With experience how has your playing evolved?

When someone plays a rhythm, there are a lot people that cannot help but move or dance to that rhythm. That is an incredibly powerful thing. I love to see an audience moving to a groove I am playing. That really makes me smile. That is my aim, to make everything I play 'feel' good. However simple, however complex, it must feel good to the listener. When I play, not practice, but play, I never think of technique. In the last few years I have been getting a lot of calls from artists that are acoustic based organic artists, like Teitur, Thea and Athena. They want accompaniment to their lyrics and melodies. They want me to create a backdrop of rhythm and texture for their story. This requires a certain amount of technique, but technique that is derived from control of your instrument, not clever, show off fills. Looking for different sounds from the kit. Playing very lightly maybe, very subtly, sensitively. Playing with different types of sticks, brushes maybe. Always thinking of what would be appropriate for the song and making the artist comfortable. It is not about trying out your new exercise you practiced last week. Definitely not.

Whenever I pick up a pair of sticks to play a song I am thinking of where the song is going. The shape of the arrangement. How I can make the song rise and fall and move around the vocal. When you do it as long as I have, I suppose a lot of that becomes instinctive and you don't have to think much at all. When everything just flows and you're not thinking, they are the best nights. I read an interview in Modern Drummer by Vinnie Colaiuta a couple of years ago and it was a brilliant summation of the 'technique versus feel' issue. He basically said that it shouldn't be an issue. You just have only to think about THAT piece of music you are playing and as a musician be sympathetic to that. When I am playing music that requires simplicity I find that I suddenly CAN'T play any clever flashy things. Its almost as if my technique deserts me because the music is telling me not to play it! When I am playing stuff that requires something a little more, then I find that I can do it. Not that I have anything like the technique of someone like Vinnie, or many other drummers. But its about playing within the team and thinking about the music as a whole, that you are playing. Not thinking just as a 'drummer', but a 'musician'.

What music do you listen to at the moment?

I like what John Mayer does right now. But my all time favourite I think, is an American female singer songwriter called Shawn Colvin. Marc Cohn's album called 'Join The Parade' I think is a masterpiece too and I have been listening to that a lot recently. There's another girl from LA called Jessie Baylin who I discovered this year who I like very much too. I recently got Al Greens new album, which sounds amazing. It's just as if it was recorded in the early 70's. A great vibe. Questlove on drums. Amazing grooves. Nowadays I don't buy an album purely for the drummer on it though, but when I was young I would buy and listen to anything with Andy Newmark, Steve Gadd or Jeff Porcaro on it.

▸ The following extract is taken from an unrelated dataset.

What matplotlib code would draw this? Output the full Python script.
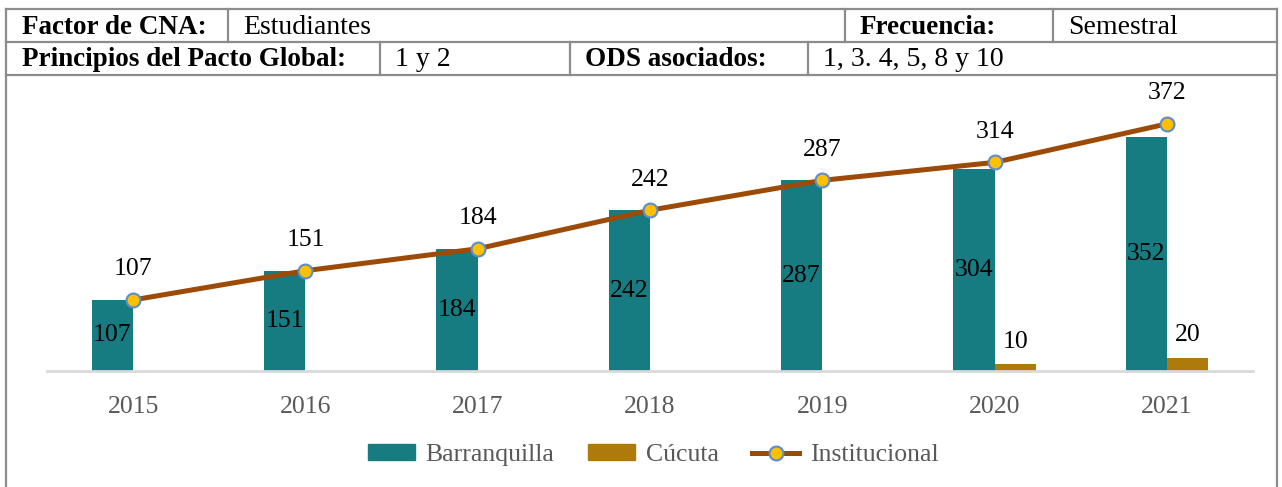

What about your equipment?

I am still using a custom Pearl maple set I bought 20 years ago in New York. They still sound brilliant. When I go on bigger tours abroad I don't usually take them, but in the UK and for sessions I use them. It's a 24" bass drum, a 10" and a 12" rack tom (which I usually use one at a time) and a 16" floor tom. I usually go between a Ludwig Black Beauty 6.5" snare, a Ludwig 400 5" and a Pearl free floating 6.5" Maple snare, depending what the music is. I have an artist deal with Paiste and they have provided me with incredible cymbals for 6 years now. I have bags of them to choose what I think is appropriate for each project and so it's a lovely luxury and I feel very lucky to have that.